O olho mágico da TV na Copa

Consegue-se decupar cada jogo em flagrantes precisos com uma textura quase carnal

A VISIBILIDADE máxima é uma das características do ambiente hipercomunicacional em que vivemos; mas no olhos dos outros, é sempre refresco. Na Copa do Mundo, queremos espetáculo, é claro, porque é justamente o que promete a tal da mídia (se é que existimos, esta coluna incluída, assim, com um simples artigo definido na frente): imagens e imagens para satisfazer a bestialidade do consumo.
E também queremos sentidos, sentidos e mais sentidos. Não é esquisito que um esporte tão "masculino" quanto o futebol suscite tanta falação, coisa do terreno "feminino"? Desde os comentários ali, na narração mesma, aos intermináveis debates e mesas-redondas e entrevistas, a fruição primeira e primária do jogo em si não prescinde dos julgamentos, das interpretações e da estetização dada pela palavra.
Não há limite nessa promessa, assim como não há limite nessa fome de consumo de imagens e de sentidos.
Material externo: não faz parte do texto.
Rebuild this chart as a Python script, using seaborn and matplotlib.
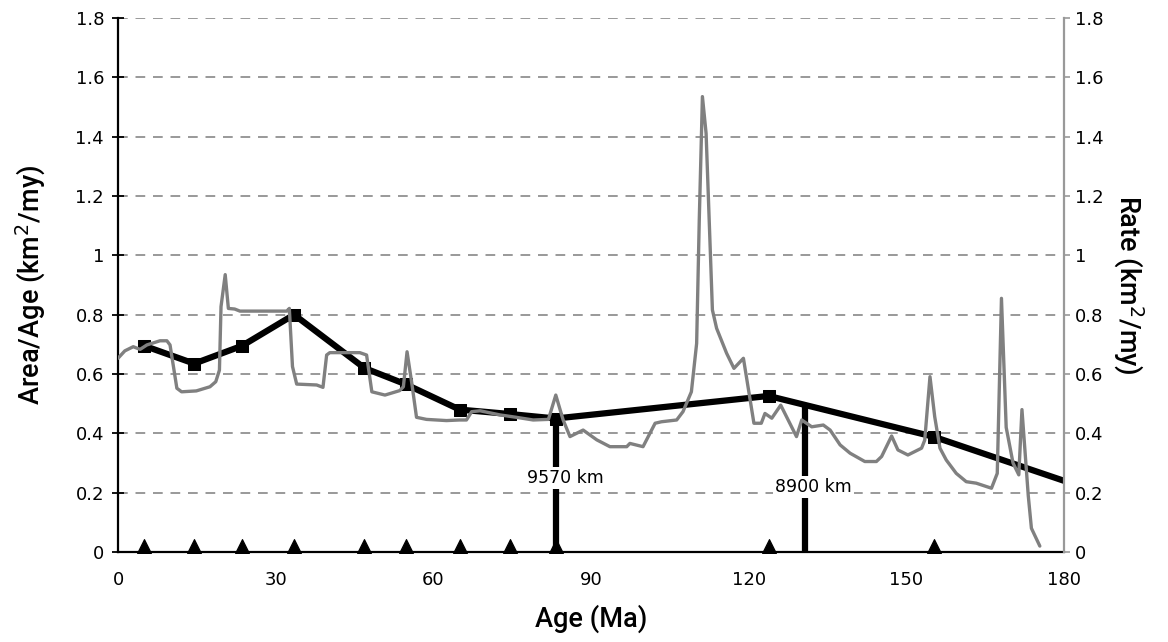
import matplotlib
matplotlib.use("Agg")
import matplotlib.pyplot as plt
import seaborn as sns
import pandas as pd

# ---- data ----
area_age = [5.0, 14.5, 23.6, 33.5, 46.9, 54.8, 65.0, 74.6, 83.3, 123.8, 155.3, 180.0]
area_val = [0.695, 0.635, 0.695, 0.800, 0.620, 0.565, 0.480, 0.465, 0.450, 0.526, 0.388, 0.240]
marker_age = [5.0, 14.5, 23.6, 33.5, 46.9, 54.8, 65.0, 74.6, 83.3, 123.8, 155.3]
marker_val = [0.695, 0.635, 0.695, 0.800, 0.620, 0.565, 0.480, 0.465, 0.450, 0.526, 0.388]

rate_age = [0.0, 1.3, 2.9, 4.2, 5.5, 8.0, 9.3, 9.9, 11.2, 12.1, 14.9, 17.5, 18.6, 19.3,
            19.6, 20.4, 21.0, 22.2, 23.2, 32.1, 32.6, 33.2, 34.0, 37.8, 39.0, 39.7, 40.3,
            46.0, 47.3, 48.3, 50.8, 53.6, 54.3, 55.0, 55.9, 56.8, 58.7, 62.5, 65.0, 66.3,
            67.3, 68.9, 72.7, 75.8, 79.0, 81.9, 83.3, 84.7, 86.0, 88.5, 91.1, 93.6, 96.8,
            97.4, 99.9, 102.2, 103.4, 106.3, 107.5, 109.1, 110.1, 110.6, 111.2, 111.9,
            113.1, 113.9, 115.8, 117.2, 119.0, 121.0, 122.4, 123.1, 124.4, 126.1, 129.1,
            130.1, 132.0, 134.2, 135.5, 137.4, 139.3, 142.1, 144.3, 145.3, 147.2, 148.4,
            150.3, 152.9, 153.5, 154.5, 155.4, 156.4, 157.6, 159.5, 161.4, 163.3, 166.2,
            167.3, 168.1, 169.0, 170.3, 171.4, 172.0, 173.2, 173.8, 175.4]
rate_val = [0.653, 0.678, 0.692, 0.683, 0.698, 0.712, 0.712, 0.698, 0.552, 0.540, 0.543,
            0.557, 0.574, 0.613, 0.827, 0.935, 0.821, 0.819, 0.812, 0.812, 0.821, 0.625,
            0.566, 0.563, 0.555, 0.664, 0.672, 0.672, 0.664, 0.540, 0.529, 0.544, 0.557,
            0.675, 0.569, 0.454, 0.447, 0.443, 0.445, 0.445, 0.473, 0.476, 0.462, 0.454,
            0.445, 0.447, 0.529, 0.445, 0.389, 0.411, 0.378, 0.355, 0.355, 0.366, 0.355,
            0.434, 0.439, 0.445, 0.473, 0.540, 0.703, 1.119, 1.535, 1.411, 0.816, 0.754,
            0.670, 0.619, 0.653, 0.434, 0.434, 0.467, 0.451, 0.495, 0.389, 0.445, 0.422,
            0.428, 0.411, 0.361, 0.333, 0.305, 0.305, 0.322, 0.391, 0.344, 0.327, 0.350,
            0.377, 0.591, 0.456, 0.350, 0.310, 0.265, 0.237, 0.232, 0.215, 0.265, 0.855,
            0.420, 0.300, 0.260, 0.480, 0.190, 0.080, 0.020]

bar_age = [83.3, 130.8]
bar_top = [0.450, 0.491]
bar_labels = ["9570 km", "8900 km"]
bar_label_x = [77.8, 125.0]
bar_label_y = [0.25, 0.22]

x_ticks = [0, 30, 60, 90, 120, 150, 180]
y_ticks = [0, 0.2, 0.4, 0.6, 0.8, 1, 1.2, 1.4, 1.6, 1.8]
y_tick_labels = ["0", "0.2", "0.4", "0.6", "0.8", "1", "1.2", "1.4", "1.6", "1.8"]

# ---- plot ----
sns.set_theme(style="white")
plt.rcParams["font.family"] = ["DejaVu Sans"]
plt.rcParams["text.color"] = "black"
plt.rcParams["axes.labelcolor"] = "black"
plt.rcParams["xtick.color"] = "black"
plt.rcParams["ytick.color"] = "black"

fig, ax = plt.subplots(figsize=(11.68, 6.42), dpi=100)
fig.subplots_adjust(left=118/1168, right=1064/1168, top=1-18/642, bottom=1-552/642)

for y in y_ticks[1:]:
    ax.axhline(y, color="#999999", lw=1.4, ls=(0, (5, 4)), zorder=0)

# vertical bars
for xa, yt in zip(bar_age, bar_top):
    ax.vlines(xa, 0, yt, color="black", lw=4.5, zorder=2)
for t, tx, ty in zip(bar_labels, bar_label_x, bar_label_y):
    ax.text(tx, ty, t, fontsize=12.5, ha="left", va="center", color="black", zorder=3,
            bbox=dict(facecolor="white", edgecolor="none", pad=1.5))

df_area = pd.DataFrame({"age": area_age, "val": area_val})
sns.lineplot(data=df_area, x="age", y="val", ax=ax, color="black", lw=4.5, sort=False, zorder=4)
df_mk = pd.DataFrame({"age": marker_age, "val": marker_val})
sns.scatterplot(data=df_mk, x="age", y="val", ax=ax, marker="s", s=85, color="black",
                edgecolor="black", zorder=5)
df_tri = pd.DataFrame({"age": marker_age, "val": [0.02] * len(marker_age)})
sns.scatterplot(data=df_tri, x="age", y="val", ax=ax, marker="^", s=100, color="black",
                edgecolor="black", zorder=5, clip_on=False)

ax.set_xlim(0, 180)
ax.set_ylim(0, 1.8)
ax.set_xticks(x_ticks)
ax.set_xticklabels([str(v) for v in x_ticks], fontsize=13)
ax.set_yticks(y_ticks)
ax.set_yticklabels(y_tick_labels, fontsize=13)
ax.tick_params(axis="both", direction="inout", length=8, width=1.3, color="black", pad=6)
ax.tick_params(axis="x", pad=10)
for s in ["top", "right"]:
    ax.spines[s].set_visible(False)
for s in ["left", "bottom"]:
    ax.spines[s].set_color("black")
    ax.spines[s].set_linewidth(1.6)

label_font = ["Roboto", "DejaVu Sans"]
ax.set_xlabel("Age (Ma)", fontsize=19.5, family=label_font, fontweight="medium", labelpad=11)
ax.set_ylabel("Area/Age (km$^2$/my)", fontsize=19.5, family=label_font, fontweight="medium",
              labelpad=20)

ax2 = ax.twinx()
df_rate = pd.DataFrame({"age": rate_age, "val": rate_val})
sns.lineplot(data=df_rate, x="age", y="val", ax=ax2, color="#808080", lw=2.4, sort=False)
ax2.set_ylim(0, 1.8)
ax2.set_yticks(y_ticks)
ax2.set_yticklabels(y_tick_labels, fontsize=13)
ax2.tick_params(axis="y", direction="out", length=4, width=1.2, color="#999999", pad=4)
for s in ["top", "left", "bottom"]:
    ax2.spines[s].set_visible(False)
ax2.spines["right"].set_color("#999999")
ax2.spines["right"].set_linewidth(1.6)
ax2.set_xlim(0, 180)
ax2.set_xlabel("")
ax2.set_ylabel("Rate (km$^2$/my)", fontsize=19.5, family=label_font, fontweight="medium",
               rotation=270, labelpad=30)

fig.savefig("out.png", dpi=100)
Há sempre algo mais a oferecer, sempre algo mais a demandar. Por exemplo, as câmeras desta Copa têm o olhar mais atento, mais íntimo do que em Mundiais anteriores. Não à toa, o discurso da emoção se concretiza: de fato, com imagens tão límpidas e as possibilidades de aproximação, consegue-se decupar cada jogo em milhares de flagrantes precisos, com uma textura quase carnal.
Foi isso que possibilitou, por exemplo, uma idéia divertida do "Fantástico" de revelar a intimidade dos jogadores fazendo a leitura labial da conversaiada que rola em campo.
É uma coisa a qual todo espectador de futebol especula, ora porque se adivinha facilmente ; ora porque se escondem na medida exata para provocarem a curiosidade.
Não deixa de ser curioso que um dos poucos momentos de despreocupação da cobertura, em que se pretendeu simplesmente responder "o que raios os jogadores e os treinadores falam na nossa frente para que a gente não ouça", tenha causado a irritação de Parreira e um subseqüente pedido descabido de desculpas por parte da Globo.
Paranóico, Parreira classificou a brincadeira como invasão de privacidade. Embora se deva admitir que possa haver algo de incômodo para quem é dessa forma desvendado, não há como o técnico da seleção brasileira de futebol advogar privacidade justamente quando está cumprindo sua função pública.(E o pedido de "desculpas", nesse caso, parece bem inapropriado.)
O que incomoda, de fato, é o excesso de intimidade, quando vem quase que sem mediação. Mas quem diz onde está o limite?